◆ Dataset records
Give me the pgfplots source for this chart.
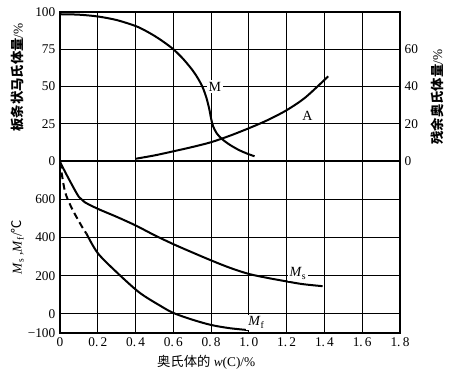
\documentclass[border=0pt]{standalone}
\usepackage{fontspec}
\setmainfont{Liberation Serif}
\newfontfamily\cjk{Noto Sans CJK SC}
\usepackage{pgfplots}
\pgfplotsset{compat=1.18}
\pgfplotsset{
  base/.style={
    width=255pt, scale only axis,
    xmin=0, xmax=1.8,
    xtick={0,0.2,0.4,0.6,0.8,1.0,1.2,1.4,1.6,1.8},
    grid=major,
    major grid style={black, line width=0.9pt},
    axis line style={black, line width=1.1pt},
    tick style={draw=none},
    tick label style={font=\fontsize{10}{11}\selectfont},
    label style={font=\fontsize{10.5}{12}\selectfont},
    /pgf/number format/assume math mode=true,
  },
  curve/.style={black, line width=1.5pt, no marks, smooth},
}
\begin{document}
\begin{tikzpicture}
\useasboundingbox (-45pt,-31.5pt) rectangle (294pt,249.75pt);
% top panel, left axis
\begin{axis}[base,
  at={(0,129pt)}, anchor=south west, height=111.75pt,
  ymin=0, ymax=100, ytick={0,25,50,75,100},
  xticklabels={},
  ylabel={{\cjk\bfseries 板条状马氏体量}/\%},
  every axis y label/.style={at={(axis description cs:-0.125,0.56)}, rotate=90, anchor=center},
]
\addplot[curve] coordinates {(0,98.5) (0.1,98.2) (0.2,97.0) (0.3,94.6) (0.4,90.6) (0.45,87.6) (0.5,84.0) (0.55,79.8) (0.6,75.0) (0.65,68.8) (0.7,61.2) (0.73,55.5) (0.755,49.5) (0.775,42.5) (0.79,35) (0.8,28.5) (0.81,23.5) (0.83,18.5) (0.86,14.5) (0.9,10.8) (0.95,7.2) (1.0,4.5) (1.03,3.2)};
\node[fill=white, inner sep=1.5pt, font=\fontsize{10.5}{12}\selectfont] at (axis cs:0.82,50) {M};
\end{axis}
% top panel, right axis
\begin{axis}[base,
  at={(0,129pt)}, anchor=south west, height=111.75pt,
  grid=none,
  ymin=0, ymax=80, ytick={0,20,40,60},
  axis y line*=right, axis x line=none,
  ylabel={{\cjk\bfseries 残余奥氏体量}/\%},
  every axis y label/.style={at={(axis description cs:1.109,0.43)}, rotate=90, anchor=center},
]
\addplot[curve] coordinates {(0.4,1.2) (0.5,3) (0.6,5.2) (0.7,7.5) (0.8,10.1) (0.9,13.6) (1.0,17.6) (1.1,22.0) (1.2,27.3) (1.3,34.2) (1.42,45.5)};
\node[font=\fontsize{10.5}{12}\selectfont] at (axis cs:1.31,24) {A};
\end{axis}
% bottom panel
\begin{axis}[base,
  at={(0,0)}, anchor=south west, height=129pt,
  ymin=-100, ymax=800, ytick={-100,0,200,400,600},
  yticklabels={−100,0,200,400,600},
  xticklabels={0,0.\,2,0.\,4,0.\,6,0.\,8,1.\,0,1.\,2,1.\,4,1.\,6,1.\,8},
  xlabel={{\cjk 奥氏体的} \textit{w}(C)/\%},
  ylabel={\textit{M}\textsubscript{s}\,,\textit{M}\textsubscript{f}/{\cjk ℃}},
  every axis y label/.style={at={(axis description cs:-0.125,0.5)}, rotate=90, anchor=center},
  every axis x label/.style={at={(axis description cs:0.43,0)}, yshift=-22pt, anchor=center},
]
\addplot[curve] coordinates {(0,795) (0.05,700) (0.1,612) (0.13,585) (0.2,550) (0.3,508) (0.4,463) (0.5,412) (0.6,365) (0.695,324) (0.8,280) (0.9,241) (1.0,209) (1.1,188) (1.2,170) (1.283,156) (1.39,145)};
\addplot[black, line width=1.5pt, no marks, smooth, dash pattern=on 5pt off 3pt] coordinates {(0,795) (0.026,642) (0.063,552) (0.116,457) (0.14,420)};
\addplot[curve] coordinates {(0.14,420) (0.2,318) (0.3,218) (0.42,112) (0.53,43) (0.6,5) (0.7,-30) (0.8,-58) (0.9,-75) (1.0,-85)};
\node[fill=white, inner sep=1.5pt, font=\fontsize{10.5}{12}\selectfont] at (axis cs:1.26,212) {\textit{M}\textsubscript{s}};
\node[fill=white, inner sep=1.5pt, font=\fontsize{10.5}{12}\selectfont] at (axis cs:1.04,-45) {\textit{M}\textsubscript{f}};
\end{axis}
\end{tikzpicture}
\end{document}
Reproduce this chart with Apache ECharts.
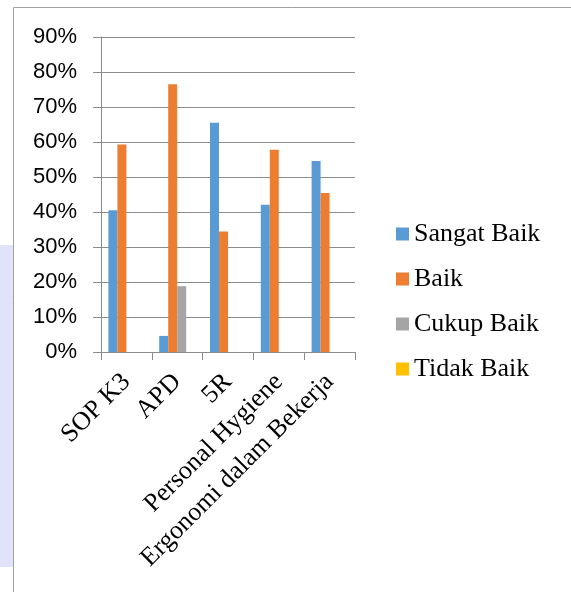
<!DOCTYPE html>
<html>
<head>
<meta charset="utf-8">
<script src="https://cdn.jsdelivr.net/npm/echarts@6/dist/echarts.min.js"></script>
<style>html,body{margin:0;padding:0;background:#fff}#c{width:571px;height:592px}</style>
</head>
<body>
<div id="c"></div>
<script>
const categories = ['SOP K3', 'APD', '5R', 'Personal Hygiene', 'Ergonomi dalam Bekerja'];
const seriesNames = ['Sangat Baik', 'Baik', 'Cukup Baik', 'Tidak Baik'];
const sangatBaik = [40.5, 4.6, 65.5, 42.1, 54.6];
const baik = [59.3, 76.5, 34.4, 57.8, 45.4];
const cukupBaik = [0, 18.8, 0, 0, 0];
const tidakBaik = [0, 0, 0, 0, 0];
const colors = ['#5b9bd5', '#ed7d31', '#a5a5a5', '#ffc000'];
const values = [sangatBaik, baik, cukupBaik, tidakBaik];

const chart = echarts.init(document.getElementById('c'));
chart.setOption({
  animation: false,
  graphic: [
    { type: 'rect', shape: { x: 0, y: 245, width: 13, height: 322 }, style: { fill: '#e2e2fa' }, z: 0 },
    { type: 'polyline', shape: { points: [[13.5, 592], [13.5, 7.5], [571, 7.5]] }, style: { stroke: '#a0a0a0', lineWidth: 1, fill: null }, z: 1 }
  ],
  grid: { left: 101, right: 216, top: 37, bottom: 240 },
  legend: {
    orient: 'vertical', left: 391, top: 216,
    itemWidth: 13, itemHeight: 13, itemGap: 19,
    icon: 'rect',
    data: seriesNames,
    textStyle: { fontFamily: 'Liberation Serif', fontSize: 26, color: '#000', lineHeight: 26 }
  },
  xAxis: {
    type: 'category', data: categories,
    axisLine: { lineStyle: { color: '#8c8c8c' } },
    axisTick: { show: true, length: 8, lineStyle: { color: '#8c8c8c' } },
    axisLabel: { rotate: 45, interval: 0, fontFamily: 'Liberation Serif', fontSize: 26, color: '#000', margin: 26 }
  },
  yAxis: {
    type: 'value', min: 0, max: 90, interval: 10,
    axisLine: { show: true, lineStyle: { color: '#8c8c8c' } },
    axisTick: { show: true, length: 8, lineStyle: { color: '#8c8c8c' } },
    splitLine: { lineStyle: { color: '#8c8c8c' } },
    axisLabel: { formatter: '{value}%', fontFamily: 'Liberation Sans', fontSize: 22, color: '#000', margin: 24 }
  },
  series: seriesNames.map((n, i) => ({
    name: n, type: 'bar', data: values[i], barWidth: 9, barGap: '0%',
    itemStyle: { color: colors[i] }
  }))
});
</script>
</body>
</html>
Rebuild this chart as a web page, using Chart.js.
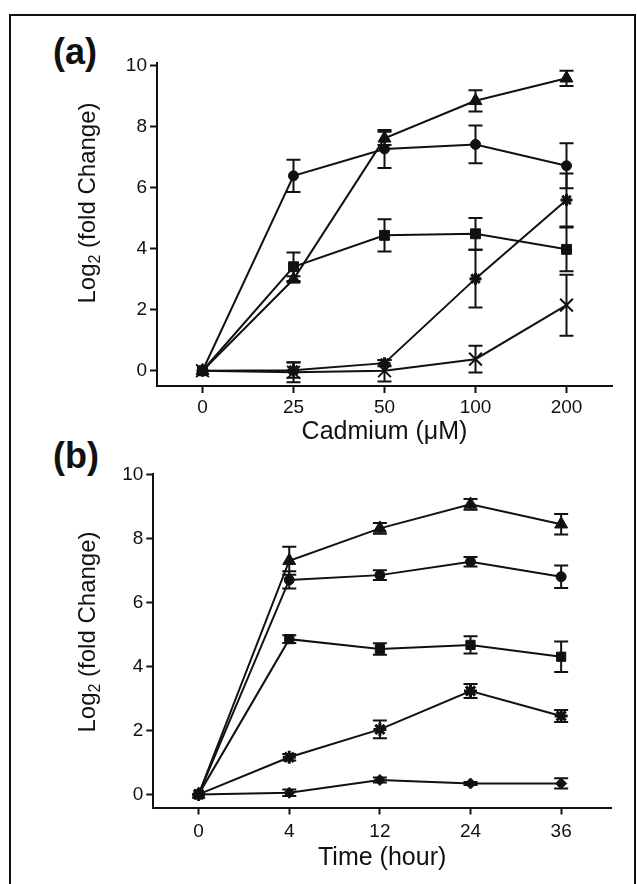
<!DOCTYPE html>
<html>
<head>
<meta charset="utf-8">
<script src="https://cdn.jsdelivr.net/npm/chart.js@4.4.0/dist/chart.umd.min.js"></script>
<style>
  html, body { margin: 0; padding: 0; background: #fff; }
  #page { position: relative; width: 637px; height: 884px; overflow: hidden; font-family: 'Liberation Sans', Arial, sans-serif; }
  #frame { position: absolute; left: 9px; top: 14px; width: 623px; height: 900px; border: 2px solid #111; }
  .tag { position: absolute; font-weight: bold; font-size: 36px; color: #111; line-height: 1; }
  canvas { position: absolute; left: 0; }
</style>
</head>
<body>
<div id="page">
  <div id="frame"></div>
  <div class="tag" style="left:53px; top:34px">(a)</div>
  <div class="tag" style="left:53px; top:438px">(b)</div>
  <canvas id="chartA" width="637" height="450" style="top:0"></canvas>
  <canvas id="chartB" width="637" height="434" style="top:450px"></canvas>
</div>
<script>
// panel (a) - cadmium dose
const doses = ['0', '25', '50', '100', '200'];
const triA = [0, 3.0, 7.62, 8.85, 9.59];
const triErrA = [0, 0.1, 0.22, 0.35, 0.25];
const circA = [0, 6.39, 7.27, 7.42, 6.72];
const circErrA = [0, 0.53, 0.62, 0.62, 0.74];
const sqA = [0, 3.41, 4.44, 4.49, 3.98];
const sqErrA = [0, 0.47, 0.53, 0.52, 0.72];
const starA = [0, 0.02, 0.25, 3.02, 5.6];
const starErrA = [0, 0.25, 0.1, 0.95, 0.87];
const crossA = [0, -0.05, 0, 0.38, 2.15];
const crossErrA = [0, 0.33, 0.35, 0.44, 1.0];

// panel (b) - time course
const hours = ['0', '4', '12', '24', '36'];
const triB = [0, 7.30, 8.31, 9.06, 8.44];
const triErrB = [0, 0.44, 0.17, 0.17, 0.32];
const circB = [0, 6.70, 6.85, 7.27, 6.80];
const circErrB = [0, 0.27, 0.15, 0.15, 0.35];
const sqB = [0, 4.85, 4.54, 4.67, 4.30];
const sqErrB = [0, 0.12, 0.18, 0.27, 0.48];
const starB = [0, 1.16, 2.03, 3.23, 2.45];
const starErrB = [0, 0.1, 0.28, 0.22, 0.19];
const diaB = [0, 0.05, 0.45, 0.34, 0.34];
const diaErrB = [0, 0.1, 0.08, 0.05, 0.16];

const yTicks = [0, 2, 4, 6, 8, 10];
const yTitleMain = 'Log';
const yTitleSub = '2';
const yTitleRest = ' (fold Change)';

const INK = '#111';
const FAMILY = "'Liberation Sans', Arial, sans-serif";

// error bars drawn through the y scale
const errorBars = {
  id: 'errorBars',
  afterDatasetsDraw(chart) {
    const ctx = chart.ctx;
    const yScale = chart.scales.y;
    chart.data.datasets.forEach((ds, i) => {
      if (!ds.errors) return;
      const meta = chart.getDatasetMeta(i);
      ctx.save();
      ctx.strokeStyle = INK;
      ctx.lineWidth = 2;
      meta.data.forEach((pt, j) => {
        const e = ds.errors[j];
        if (!e) return;
        const v = ds.data[j].y;
        const top = yScale.getPixelForValue(v + e);
        const bot = yScale.getPixelForValue(v - e);
        ctx.beginPath();
        ctx.moveTo(pt.x, top); ctx.lineTo(pt.x, bot);
        ctx.moveTo(pt.x - 7, top); ctx.lineTo(pt.x + 7, top);
        ctx.moveTo(pt.x - 7, bot); ctx.lineTo(pt.x + 7, bot);
        ctx.stroke();
      });
      ctx.restore();
    });
  }
};

// rotated y title with subscript 2
const yTitle = {
  id: 'yTitle',
  afterDraw(chart, args, opts) {
    const ctx = chart.ctx;
    const big = '24px ' + FAMILY;
    const small = '16px ' + FAMILY;
    ctx.save();
    ctx.fillStyle = INK;
    ctx.textBaseline = 'alphabetic';
    ctx.textAlign = 'left';
    ctx.translate(opts.x, opts.y);
    ctx.rotate(-Math.PI / 2);
    ctx.font = big;
    const w1 = ctx.measureText(yTitleMain).width;
    const w3 = ctx.measureText(yTitleRest).width;
    ctx.font = small;
    const w2 = ctx.measureText(yTitleSub).width;
    let x = -(w1 + w2 + w3) / 2;
    ctx.font = big; ctx.fillText(yTitleMain, x, 0); x += w1;
    ctx.font = small; ctx.fillText(yTitleSub, x, 5); x += w2;
    ctx.font = big; ctx.fillText(yTitleRest, x, 0);
    ctx.restore();
  }
};

function series(values, errs, style, radius, bw) {
  return {
    data: values.map((v, i) => ({ x: i, y: v })),
    errors: errs,
    borderColor: INK,
    backgroundColor: INK,
    borderWidth: 2,
    pointStyle: style,
    pointRadius: radius,
    pointBorderWidth: bw,
    pointBackgroundColor: INK,
    pointBorderColor: INK,
    tension: 0,
    clip: false
  };
}

function axisStyle() {
  return {
    grid: { drawOnChartArea: false, tickLength: 7, tickWidth: 2, tickColor: INK },
    border: { color: INK, width: 2 }
  };
}

function makeChart(id, o) {
  new Chart(document.getElementById(id), {
    type: 'line',
    data: { datasets: o.datasets },
    options: {
      responsive: false,
      animation: false,
      devicePixelRatio: 1,
      layout: { padding: o.padding },
      plugins: { legend: { display: false }, tooltip: { enabled: false }, yTitle: o.yTitle },
      scales: {
        x: Object.assign({
          type: 'linear', min: -0.5, max: o.xMax,
          afterBuildTicks: s => { s.ticks = o.cats.map((_, i) => ({ value: i })); },
          afterFit: s => { s.height = o.xHeight; },
          ticks: { callback: v => o.cats[v], color: INK, font: { size: 19, family: FAMILY }, padding: o.tickPad, maxRotation: 0, autoSkip: false },
          title: { display: true, text: o.xTitle, color: INK, font: { size: 25, family: FAMILY }, padding: { top: 0, bottom: o.titlePad } }
        }, axisStyle()),
        y: Object.assign({
          min: o.yMin, max: o.yMax,
          afterBuildTicks: s => { s.ticks = yTicks.map(v => ({ value: v })); },
          afterFit: s => { s.width = 60; },
          ticks: { color: INK, font: { size: 19, family: FAMILY }, padding: 3 }
        }, axisStyle())
      }
    },
    plugins: [errorBars, yTitle]
  });
}

makeChart('chartA', {
  cats: doses,
  xTitle: 'Cadmium (\u03BCM)',
  xMax: 4.5, yMin: -0.5, yMax: 10.1,
  padding: { left: 97, right: 25, top: 62.7, bottom: 0 },
  xHeight: 64, tickPad: 3, titlePad: 3,
  yTitle: { x: 95, y: 203 },
  datasets: [
    series(triA, triErrA, 'triangle', 7.5, 1),
    series(circA, circErrA, 'circle', 5, 1),
    series(sqA, sqErrA, 'rect', 7, 1),
    series(starA, starErrA, 'star', 6, 3),
    series(crossA, crossErrA, 'crossRot', 9, 2)
  ]
});

makeChart('chartB', {
  cats: hours,
  xTitle: 'Time (hour)',
  xMax: 4.55, yMin: -0.41, yMax: 10,
  padding: { left: 93.3, right: 26, top: 24.3, bottom: 0 },
  xHeight: 76.5, tickPad: 6, titlePad: 11,
  yTitle: { x: 95, y: 182 },
  datasets: [
    series(triB, triErrB, 'triangle', 7.5, 1),
    series(circB, circErrB, 'circle', 5, 1),
    series(sqB, sqErrB, 'rect', 6.5, 1),
    series(starB, starErrB, 'star', 6.5, 3),
    series(diaB, diaErrB, 'rectRot', 5.5, 1)
  ]
});
</script>
</body>
</html>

◆ What the exercise asks
Read the entries above, then pull out the lines that include "page".

◆ Written answer
Rebuild this chart as a web page, using Chart.js.
  #page { position: relative; width: 637px; height: 884px; overflow: hidden; font-family: 'Liberation Sans', Arial, sans-serif; }
<div id="page">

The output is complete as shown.